» **Given exercise**
Write out the listing below in full and exactly, leaving out every picture.

» **Dataset section**
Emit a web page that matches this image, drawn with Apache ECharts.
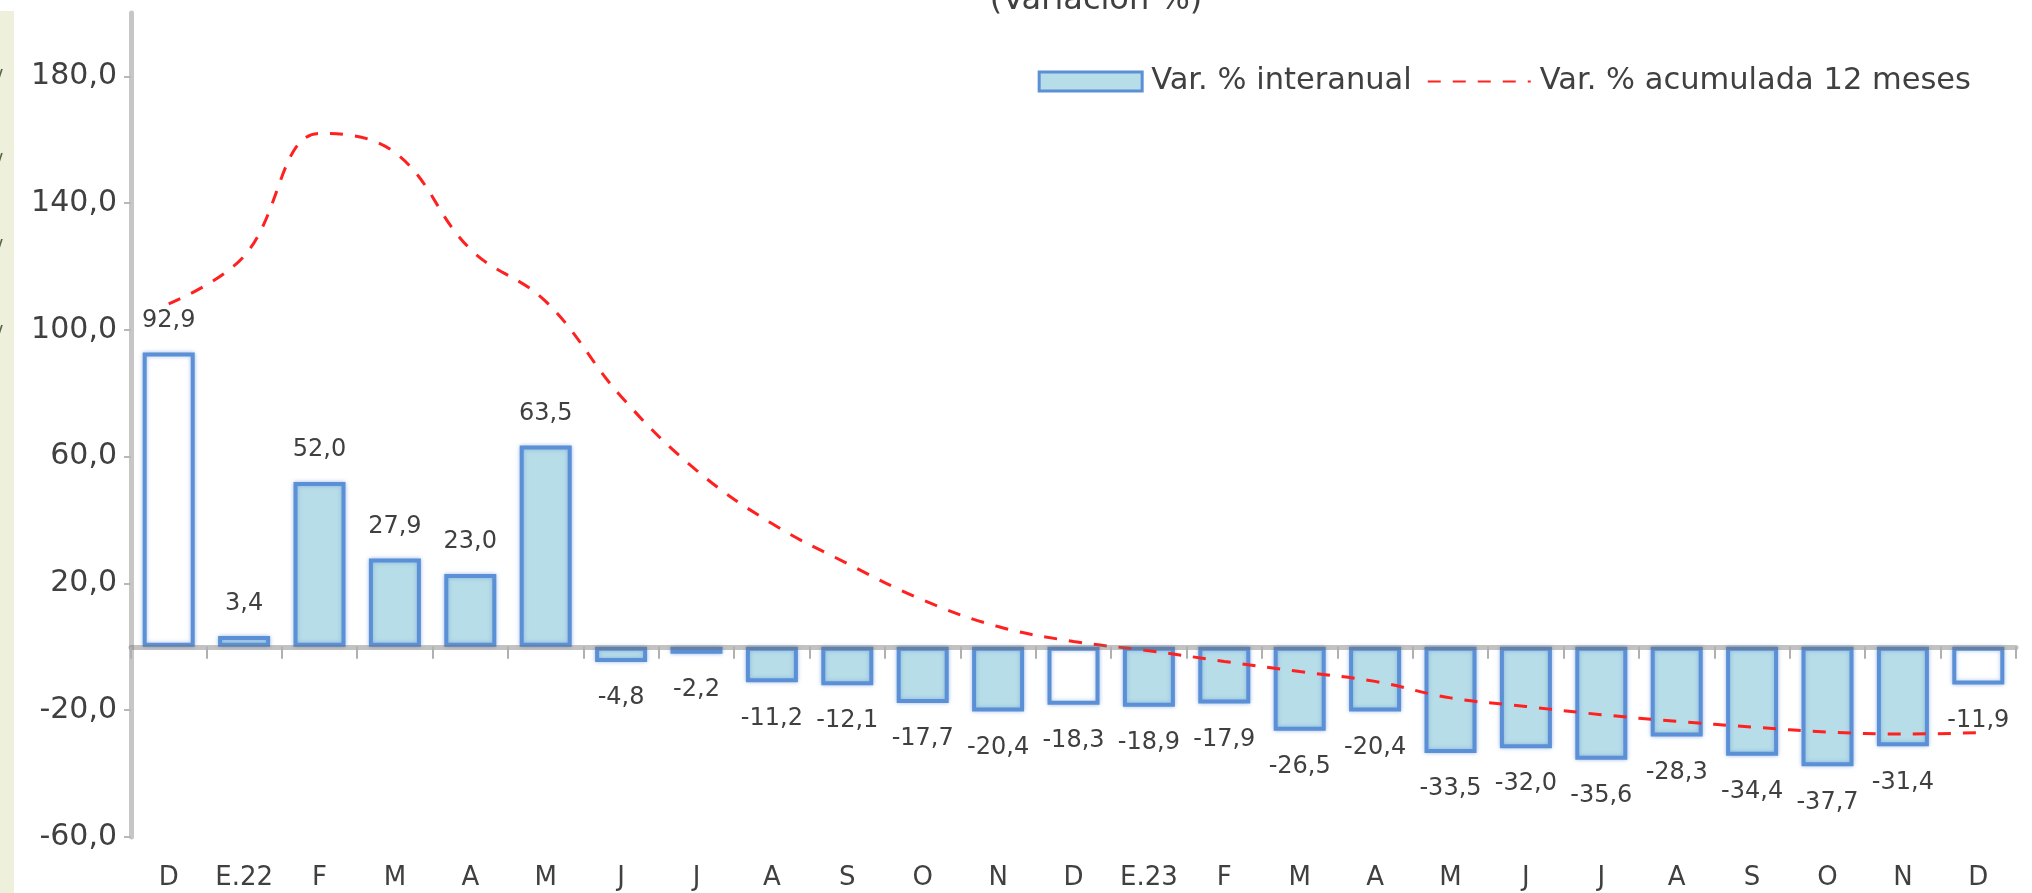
<!DOCTYPE html>
<html>
<head>
<meta charset="utf-8">
<script src="https://cdn.jsdelivr.net/npm/echarts@6/dist/echarts.min.js"></script>
<style>
html,body{margin:0;padding:0;background:#fff;}
#chart{width:2032px;height:893px;}
</style>
</head>
<body>
<div id="chart"></div>
<script>
const categories = ['D','E.22','F','M','A','M','J','J','A','S','O','N','D','E.23','F','M','A','M','J','J','A','S','O','N','D'];
const interanual = [92.9, 3.4, 52.0, 27.9, 23.0, 63.5, -4.8, -2.2, -11.2, -12.1, -17.7, -20.4, -18.3, -18.9, -17.9, -26.5, -20.4, -33.5, -32.0, -35.6, -28.3, -34.4, -37.7, -31.4, -11.9];
const acumulada12 = [108.2, 123.3, 162.0, 156.0, 125.5, 109.0, 79.0, 55.7, 38.9, 26.3, 14.8, 6.4, 1.7, -1.2, -4.6, -7.8, -10.9, -16.1, -18.8, -21.4, -23.5, -25.3, -26.9, -27.5, -27.1];
const seriesNames = ['Var. % interanual', 'Var. % acumulada 12 meses'];
const titleText = '(Variación %)';

const FONT = 'DejaVu Sans';
const TXT = '#404040';
const fmt = v => v.toFixed(1).replace('.', ',');
const BAR_FILL = '#b7dde8';
const BAR_BORDER = '#5b8fd6';

const chart = echarts.init(document.getElementById('chart'));
chart.setOption({
  animation: false,
  backgroundColor: '#fff',
  textStyle: { fontFamily: FONT },
  grid: { left: 131, right: 16, top: 13, bottom: 56 },
  legend: {
    right: 56, top: 61,
    itemWidth: 103, itemHeight: 19, itemGap: 15,
    textStyle: { fontFamily: FONT, fontSize: 30.5, color: TXT, padding: [0, 0, 0, 4] },
    data: [
      { name: seriesNames[0], icon: 'rect', itemStyle: { color: BAR_FILL, borderColor: BAR_BORDER, borderWidth: 3 } },
      { name: seriesNames[1], itemStyle: { opacity: 0 } }
    ]
  },
  graphic: [
    { type: 'rect', left: 0, top: 11, shape: { width: 14, height: 882 }, style: { fill: '#eef0dc' }, silent: true },
    { type: 'text', x: 1096, y: -15, style: { text: titleText, font: '32px "DejaVu Sans"', fill: TXT, textAlign: 'center', textVerticalAlign: 'top' } },
    { type: 'text', left: -4, top: 68, style: { text: '/', font: '20px "DejaVu Sans"', fill: '#55663d' } },
    { type: 'text', left: -4, top: 152, style: { text: '/', font: '20px "DejaVu Sans"', fill: '#55663d' } },
    { type: 'text', left: -4, top: 238, style: { text: '/', font: '20px "DejaVu Sans"', fill: '#55663d' } },
    { type: 'text', left: -4, top: 324, style: { text: '/', font: '20px "DejaVu Sans"', fill: '#55663d' } }
  ],
  xAxis: [
    {
      type: 'category', data: categories, position: 'bottom', z: 5,
      axisLine: { onZero: true, lineStyle: { color: 'rgba(110,110,110,0.42)', width: 5 } },
      axisTick: { show: true, length: 12, lineStyle: { color: '#b0b0b0', width: 2 } },
      axisLabel: { show: false },
      splitLine: { show: false }
    },
    {
      type: 'category', data: categories, position: 'bottom',
      axisLine: { show: false, onZero: false },
      axisTick: { show: false },
      axisLabel: { show: true, fontFamily: FONT, fontSize: 26, color: TXT, margin: 28 },
      splitLine: { show: false }
    }
  ],
  yAxis: {
    type: 'value', min: -60, max: 200, interval: 40,
    axisLine: { show: true, lineStyle: { color: '#c6c6c6', width: 5 } },
    axisTick: { show: true, length: 7, lineStyle: { color: '#b8b8b8', width: 2 } },
    axisLabel: { fontFamily: FONT, fontSize: 30, color: TXT, margin: 14, showMaxLabel: false, formatter: v => fmt(v) },
    splitLine: { show: false }
  },
  series: [
    {
      name: seriesNames[0], type: 'bar', xAxisIndex: 0, barWidth: 52,
      itemStyle: {
        color: p => categories[p.dataIndex] === 'D' ? '#ffffff' : BAR_FILL,
        borderColor: BAR_BORDER, borderWidth: 4,
        shadowBlur: 4, shadowColor: 'rgba(80,130,210,0.45)'
      },
      label: {
        show: true, fontFamily: FONT, fontSize: 24, color: TXT,
        formatter: p => fmt(p.value)
      },
      data: interanual.map(v => ({
        value: v,
        label: v < 0 ? { position: 'bottom', distance: 24 } : { position: 'top', distance: 20 }
      }))
    },
    {
      name: seriesNames[1], type: 'line', xAxisIndex: 0, smooth: 0.4,
      symbol: 'none', z: 4,
      lineStyle: { color: '#ff2020', width: 3, type: [13, 12] },
      itemStyle: { color: '#ff2020' },
      data: acumulada12
    }
  ]
});
</script>
</body>
</html>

» **Output below**
Emit a web page that matches this image, drawn with Apache ECharts.
<!DOCTYPE html>
<html>
<head>
<meta charset="utf-8">
<script src="https://cdn.jsdelivr.net/npm/echarts@6/dist/echarts.min.js"></script>
<style>
html,body{margin:0;padding:0;background:#fff;}
#chart{width:2032px;height:893px;}
</style>
</head>
<body>
<div id="chart"></div>
<script>
const categories = ['D','E.22','F','M','A','M','J','J','A','S','O','N','D','E.23','F','M','A','M','J','J','A','S','O','N','D'];
const interanual = [92.9, 3.4, 52.0, 27.9, 23.0, 63.5, -4.8, -2.2, -11.2, -12.1, -17.7, -20.4, -18.3, -18.9, -17.9, -26.5, -20.4, -33.5, -32.0, -35.6, -28.3, -34.4, -37.7, -31.4, -11.9];
const acumulada12 = [108.2, 123.3, 162.0, 156.0, 125.5, 109.0, 79.0, 55.7, 38.9, 26.3, 14.8, 6.4, 1.7, -1.2, -4.6, -7.8, -10.9, -16.1, -18.8, -21.4, -23.5, -25.3, -26.9, -27.5, -27.1];
const seriesNames = ['Var. % interanual', 'Var. % acumulada 12 meses'];
const titleText = '(Variación %)';

const FONT = 'DejaVu Sans';
const TXT = '#404040';
const fmt = v => v.toFixed(1).replace('.', ',');
const BAR_FILL = '#b7dde8';
const BAR_BORDER = '#5b8fd6';

const chart = echarts.init(document.getElementById('chart'));
chart.setOption({
  animation: false,
  backgroundColor: '#fff',
  textStyle: { fontFamily: FONT },
  grid: { left: 131, right: 16, top: 13, bottom: 56 },
  legend: {
    right: 56, top: 61,
    itemWidth: 103, itemHeight: 19, itemGap: 15,
    textStyle: { fontFamily: FONT, fontSize: 30.5, color: TXT, padding: [0, 0, 0, 4] },
    data: [
      { name: seriesNames[0], icon: 'rect', itemStyle: { color: BAR_FILL, borderColor: BAR_BORDER, borderWidth: 3 } },
      { name: seriesNames[1], itemStyle: { opacity: 0 } }
    ]
  },
  graphic: [
    { type: 'rect', left: 0, top: 11, shape: { width: 14, height: 882 }, style: { fill: '#eef0dc' }, silent: true },
    { type: 'text', x: 1096, y: -15, style: { text: titleText, font: '32px "DejaVu Sans"', fill: TXT, textAlign: 'center', textVerticalAlign: 'top' } },
    { type: 'text', left: -4, top: 68, style: { text: '/', font: '20px "DejaVu Sans"', fill: '#55663d' } },
    { type: 'text', left: -4, top: 152, style: { text: '/', font: '20px "DejaVu Sans"', fill: '#55663d' } },
    { type: 'text', left: -4, top: 238, style: { text: '/', font: '20px "DejaVu Sans"', fill: '#55663d' } },
    { type: 'text', left: -4, top: 324, style: { text: '/', font: '20px "DejaVu Sans"', fill: '#55663d' } }
  ],
  xAxis: [
    {
      type: 'category', data: categories, position: 'bottom', z: 5,
      axisLine: { onZero: true, lineStyle: { color: 'rgba(110,110,110,0.42)', width: 5 } },
      axisTick: { show: true, length: 12, lineStyle: { color: '#b0b0b0', width: 2 } },
      axisLabel: { show: false },
      splitLine: { show: false }
    },
    {
      type: 'category', data: categories, position: 'bottom',
      axisLine: { show: false, onZero: false },
      axisTick: { show: false },
      axisLabel: { show: true, fontFamily: FONT, fontSize: 26, color: TXT, margin: 28 },
      splitLine: { show: false }
    }
  ],
  yAxis: {
    type: 'value', min: -60, max: 200, interval: 40,
    axisLine: { show: true, lineStyle: { color: '#c6c6c6', width: 5 } },
    axisTick: { show: true, length: 7, lineStyle: { color: '#b8b8b8', width: 2 } },
    axisLabel: { fontFamily: FONT, fontSize: 30, color: TXT, margin: 14, showMaxLabel: false, formatter: v => fmt(v) },
    splitLine: { show: false }
  },
  series: [
    {
      name: seriesNames[0], type: 'bar', xAxisIndex: 0, barWidth: 52,
      itemStyle: {
        color: p => categories[p.dataIndex] === 'D' ? '#ffffff' : BAR_FILL,
        borderColor: BAR_BORDER, borderWidth: 4,
        shadowBlur: 4, shadowColor: 'rgba(80,130,210,0.45)'
      },
      label: {
        show: true, fontFamily: FONT, fontSize: 24, color: TXT,
        formatter: p => fmt(p.value)
      },
      data: interanual.map(v => ({
        value: v,
        label: v < 0 ? { position: 'bottom', distance: 24 } : { position: 'top', distance: 20 }
      }))
    },
    {
      name: seriesNames[1], type: 'line', xAxisIndex: 0, smooth: 0.4,
      symbol: 'none', z: 4,
      lineStyle: { color: '#ff2020', width: 3, type: [13, 12] },
      itemStyle: { color: '#ff2020' },
      data: acumulada12
    }
  ]
});
</script>
</body>
</html>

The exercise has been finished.